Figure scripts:
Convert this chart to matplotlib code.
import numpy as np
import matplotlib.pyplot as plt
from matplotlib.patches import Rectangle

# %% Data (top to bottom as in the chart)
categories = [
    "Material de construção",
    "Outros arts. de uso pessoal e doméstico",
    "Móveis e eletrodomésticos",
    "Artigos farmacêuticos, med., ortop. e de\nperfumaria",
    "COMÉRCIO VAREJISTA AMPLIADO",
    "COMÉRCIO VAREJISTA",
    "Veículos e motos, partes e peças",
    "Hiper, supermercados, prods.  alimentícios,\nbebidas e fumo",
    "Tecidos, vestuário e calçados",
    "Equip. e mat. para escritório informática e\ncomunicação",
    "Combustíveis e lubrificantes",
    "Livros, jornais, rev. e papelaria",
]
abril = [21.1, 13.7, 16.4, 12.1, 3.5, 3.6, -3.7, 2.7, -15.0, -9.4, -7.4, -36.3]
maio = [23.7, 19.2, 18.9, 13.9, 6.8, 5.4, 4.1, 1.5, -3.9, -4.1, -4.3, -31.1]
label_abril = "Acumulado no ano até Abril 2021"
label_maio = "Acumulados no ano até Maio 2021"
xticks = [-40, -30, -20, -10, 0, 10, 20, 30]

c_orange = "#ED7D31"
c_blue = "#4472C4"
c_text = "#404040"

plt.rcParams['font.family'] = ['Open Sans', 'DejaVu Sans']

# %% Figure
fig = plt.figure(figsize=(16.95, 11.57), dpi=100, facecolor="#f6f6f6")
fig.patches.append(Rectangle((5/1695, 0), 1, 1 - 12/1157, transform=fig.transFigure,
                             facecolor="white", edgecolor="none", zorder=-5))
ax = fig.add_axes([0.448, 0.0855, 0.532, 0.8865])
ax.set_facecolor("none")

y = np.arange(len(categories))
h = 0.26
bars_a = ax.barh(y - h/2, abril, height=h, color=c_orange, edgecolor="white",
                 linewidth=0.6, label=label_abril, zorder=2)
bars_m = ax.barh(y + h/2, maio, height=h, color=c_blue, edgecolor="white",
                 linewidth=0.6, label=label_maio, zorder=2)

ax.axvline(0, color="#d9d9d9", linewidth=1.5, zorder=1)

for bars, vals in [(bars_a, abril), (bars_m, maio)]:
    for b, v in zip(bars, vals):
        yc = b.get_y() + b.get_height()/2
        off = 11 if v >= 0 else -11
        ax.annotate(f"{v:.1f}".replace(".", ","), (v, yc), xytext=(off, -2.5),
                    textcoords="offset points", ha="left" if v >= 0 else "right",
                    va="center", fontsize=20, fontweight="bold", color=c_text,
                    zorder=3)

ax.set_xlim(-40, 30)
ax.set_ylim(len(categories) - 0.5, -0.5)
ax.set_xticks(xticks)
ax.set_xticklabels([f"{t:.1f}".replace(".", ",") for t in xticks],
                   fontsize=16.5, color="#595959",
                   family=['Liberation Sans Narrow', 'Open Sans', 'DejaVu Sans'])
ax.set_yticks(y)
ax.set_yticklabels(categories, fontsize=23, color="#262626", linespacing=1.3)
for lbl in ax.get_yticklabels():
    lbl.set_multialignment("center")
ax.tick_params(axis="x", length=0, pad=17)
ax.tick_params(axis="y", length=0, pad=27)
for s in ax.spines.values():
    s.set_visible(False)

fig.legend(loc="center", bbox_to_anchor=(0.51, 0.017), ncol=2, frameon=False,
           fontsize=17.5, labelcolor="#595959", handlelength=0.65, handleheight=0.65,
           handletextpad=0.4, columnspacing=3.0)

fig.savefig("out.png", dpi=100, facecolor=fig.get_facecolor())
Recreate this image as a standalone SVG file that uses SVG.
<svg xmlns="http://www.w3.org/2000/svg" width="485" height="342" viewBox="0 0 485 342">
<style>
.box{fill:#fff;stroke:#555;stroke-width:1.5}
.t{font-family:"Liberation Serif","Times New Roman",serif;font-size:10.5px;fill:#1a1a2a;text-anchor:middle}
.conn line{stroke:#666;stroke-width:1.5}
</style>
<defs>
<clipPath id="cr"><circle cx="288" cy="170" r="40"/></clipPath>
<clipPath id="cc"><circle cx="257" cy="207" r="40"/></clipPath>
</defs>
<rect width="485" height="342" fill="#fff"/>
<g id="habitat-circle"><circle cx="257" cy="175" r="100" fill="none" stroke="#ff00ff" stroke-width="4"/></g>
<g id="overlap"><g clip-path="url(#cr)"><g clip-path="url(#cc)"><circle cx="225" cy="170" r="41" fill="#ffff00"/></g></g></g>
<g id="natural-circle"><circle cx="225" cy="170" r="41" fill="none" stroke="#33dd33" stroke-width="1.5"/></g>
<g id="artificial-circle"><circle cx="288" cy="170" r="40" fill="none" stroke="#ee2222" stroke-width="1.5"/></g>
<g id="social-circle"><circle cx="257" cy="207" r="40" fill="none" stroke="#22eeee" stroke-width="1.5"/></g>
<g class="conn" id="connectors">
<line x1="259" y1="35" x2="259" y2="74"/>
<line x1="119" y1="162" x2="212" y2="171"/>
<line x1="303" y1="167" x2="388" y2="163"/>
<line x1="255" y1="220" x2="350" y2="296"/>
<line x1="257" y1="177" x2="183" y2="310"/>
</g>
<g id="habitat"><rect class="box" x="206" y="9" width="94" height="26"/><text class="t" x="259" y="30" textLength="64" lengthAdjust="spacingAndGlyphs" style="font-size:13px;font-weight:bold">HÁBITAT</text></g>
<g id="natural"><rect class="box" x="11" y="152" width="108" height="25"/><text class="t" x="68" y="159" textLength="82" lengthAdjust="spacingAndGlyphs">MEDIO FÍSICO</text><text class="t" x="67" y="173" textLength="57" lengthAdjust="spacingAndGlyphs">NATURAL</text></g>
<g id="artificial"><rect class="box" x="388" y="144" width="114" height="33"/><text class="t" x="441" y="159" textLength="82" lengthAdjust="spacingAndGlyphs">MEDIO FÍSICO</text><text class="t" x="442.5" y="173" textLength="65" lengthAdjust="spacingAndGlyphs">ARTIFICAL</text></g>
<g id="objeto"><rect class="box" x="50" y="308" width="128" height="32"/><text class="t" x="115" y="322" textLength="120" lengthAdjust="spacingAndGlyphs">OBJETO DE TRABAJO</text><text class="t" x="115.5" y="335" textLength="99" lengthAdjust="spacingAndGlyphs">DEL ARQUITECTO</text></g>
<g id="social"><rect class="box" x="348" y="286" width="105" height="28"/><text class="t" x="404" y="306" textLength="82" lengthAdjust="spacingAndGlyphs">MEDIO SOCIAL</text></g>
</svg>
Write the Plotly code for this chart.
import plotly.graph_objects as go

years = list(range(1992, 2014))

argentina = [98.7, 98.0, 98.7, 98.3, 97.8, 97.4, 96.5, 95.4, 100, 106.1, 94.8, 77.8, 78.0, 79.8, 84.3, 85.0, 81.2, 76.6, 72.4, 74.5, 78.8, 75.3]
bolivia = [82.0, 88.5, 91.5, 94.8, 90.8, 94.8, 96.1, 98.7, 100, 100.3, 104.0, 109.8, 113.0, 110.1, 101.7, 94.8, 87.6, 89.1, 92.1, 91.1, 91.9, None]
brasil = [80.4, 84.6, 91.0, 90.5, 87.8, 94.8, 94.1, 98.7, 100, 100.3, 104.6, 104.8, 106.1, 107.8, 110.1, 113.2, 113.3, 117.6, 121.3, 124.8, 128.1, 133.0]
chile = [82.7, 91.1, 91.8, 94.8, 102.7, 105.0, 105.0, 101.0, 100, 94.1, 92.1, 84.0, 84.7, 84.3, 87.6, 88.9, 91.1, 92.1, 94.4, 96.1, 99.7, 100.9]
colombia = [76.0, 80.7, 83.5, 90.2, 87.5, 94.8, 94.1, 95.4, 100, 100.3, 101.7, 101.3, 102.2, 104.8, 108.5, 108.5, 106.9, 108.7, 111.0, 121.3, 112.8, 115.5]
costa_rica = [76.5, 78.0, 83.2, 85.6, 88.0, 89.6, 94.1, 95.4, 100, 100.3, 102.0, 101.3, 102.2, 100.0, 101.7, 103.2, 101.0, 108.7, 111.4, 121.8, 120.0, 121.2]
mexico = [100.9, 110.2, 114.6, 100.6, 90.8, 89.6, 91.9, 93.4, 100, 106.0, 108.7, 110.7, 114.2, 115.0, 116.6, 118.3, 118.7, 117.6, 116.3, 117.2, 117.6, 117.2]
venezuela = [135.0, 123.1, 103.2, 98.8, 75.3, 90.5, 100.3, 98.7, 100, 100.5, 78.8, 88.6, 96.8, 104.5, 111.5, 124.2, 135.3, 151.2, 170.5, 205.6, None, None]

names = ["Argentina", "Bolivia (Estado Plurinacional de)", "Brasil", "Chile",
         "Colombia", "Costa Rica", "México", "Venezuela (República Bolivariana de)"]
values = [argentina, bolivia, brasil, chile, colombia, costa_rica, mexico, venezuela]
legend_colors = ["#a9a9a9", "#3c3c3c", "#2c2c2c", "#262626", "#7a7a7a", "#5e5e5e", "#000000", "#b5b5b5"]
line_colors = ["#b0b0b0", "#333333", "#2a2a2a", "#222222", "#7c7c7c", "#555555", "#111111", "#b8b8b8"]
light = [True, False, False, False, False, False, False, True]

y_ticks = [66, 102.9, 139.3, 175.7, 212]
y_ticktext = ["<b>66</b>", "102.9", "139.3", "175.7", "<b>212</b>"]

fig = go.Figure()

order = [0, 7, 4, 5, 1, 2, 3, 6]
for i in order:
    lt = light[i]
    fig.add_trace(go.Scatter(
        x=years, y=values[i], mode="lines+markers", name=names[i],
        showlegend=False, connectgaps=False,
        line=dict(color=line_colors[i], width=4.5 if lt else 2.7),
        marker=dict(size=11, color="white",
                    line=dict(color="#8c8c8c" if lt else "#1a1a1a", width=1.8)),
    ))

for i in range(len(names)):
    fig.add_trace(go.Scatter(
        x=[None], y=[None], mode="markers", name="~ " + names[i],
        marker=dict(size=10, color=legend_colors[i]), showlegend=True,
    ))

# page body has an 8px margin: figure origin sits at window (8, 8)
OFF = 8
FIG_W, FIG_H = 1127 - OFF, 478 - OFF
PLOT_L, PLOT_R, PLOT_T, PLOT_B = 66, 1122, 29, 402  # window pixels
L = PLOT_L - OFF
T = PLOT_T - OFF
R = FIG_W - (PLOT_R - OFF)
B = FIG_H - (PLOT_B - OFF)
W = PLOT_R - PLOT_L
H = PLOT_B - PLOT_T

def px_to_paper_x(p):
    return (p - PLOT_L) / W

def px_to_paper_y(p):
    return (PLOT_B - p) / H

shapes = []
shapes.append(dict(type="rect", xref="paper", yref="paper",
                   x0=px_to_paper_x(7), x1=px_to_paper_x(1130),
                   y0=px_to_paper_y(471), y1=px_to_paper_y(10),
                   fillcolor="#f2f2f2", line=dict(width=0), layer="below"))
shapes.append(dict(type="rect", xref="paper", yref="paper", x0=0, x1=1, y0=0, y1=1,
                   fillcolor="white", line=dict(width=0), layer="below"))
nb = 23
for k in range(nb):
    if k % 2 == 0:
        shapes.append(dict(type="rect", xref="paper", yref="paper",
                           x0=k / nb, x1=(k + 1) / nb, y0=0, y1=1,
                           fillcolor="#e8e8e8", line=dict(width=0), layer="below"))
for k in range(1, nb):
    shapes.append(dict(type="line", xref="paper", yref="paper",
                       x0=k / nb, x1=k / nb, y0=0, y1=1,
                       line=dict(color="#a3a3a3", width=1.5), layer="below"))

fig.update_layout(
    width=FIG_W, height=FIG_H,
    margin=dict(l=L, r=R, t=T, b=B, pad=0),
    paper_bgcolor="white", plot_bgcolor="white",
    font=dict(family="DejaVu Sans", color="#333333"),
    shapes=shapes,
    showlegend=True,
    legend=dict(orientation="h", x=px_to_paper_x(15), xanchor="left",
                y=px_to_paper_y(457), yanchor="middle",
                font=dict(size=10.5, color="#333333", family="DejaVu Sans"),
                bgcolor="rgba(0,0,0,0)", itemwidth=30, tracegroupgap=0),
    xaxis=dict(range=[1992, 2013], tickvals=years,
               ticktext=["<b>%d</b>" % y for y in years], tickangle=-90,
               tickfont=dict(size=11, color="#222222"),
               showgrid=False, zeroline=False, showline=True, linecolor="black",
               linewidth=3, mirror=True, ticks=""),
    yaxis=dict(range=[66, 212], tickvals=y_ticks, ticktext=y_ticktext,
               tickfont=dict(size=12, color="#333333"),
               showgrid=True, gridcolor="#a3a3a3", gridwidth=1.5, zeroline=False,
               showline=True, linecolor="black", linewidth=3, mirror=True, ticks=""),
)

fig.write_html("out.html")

● **GIVEN PROBLEM**: Retype precisely, and only, the span of lines that opens at the line containing "Write the Plotly code for this chart." and closes at the line containing "years = list(range(1992, 2014))", both inclusive.

● **COMPLETE RESPONSE**:
Write the Plotly code for this chart.
import plotly.graph_objects as go

years = list(range(1992, 2014))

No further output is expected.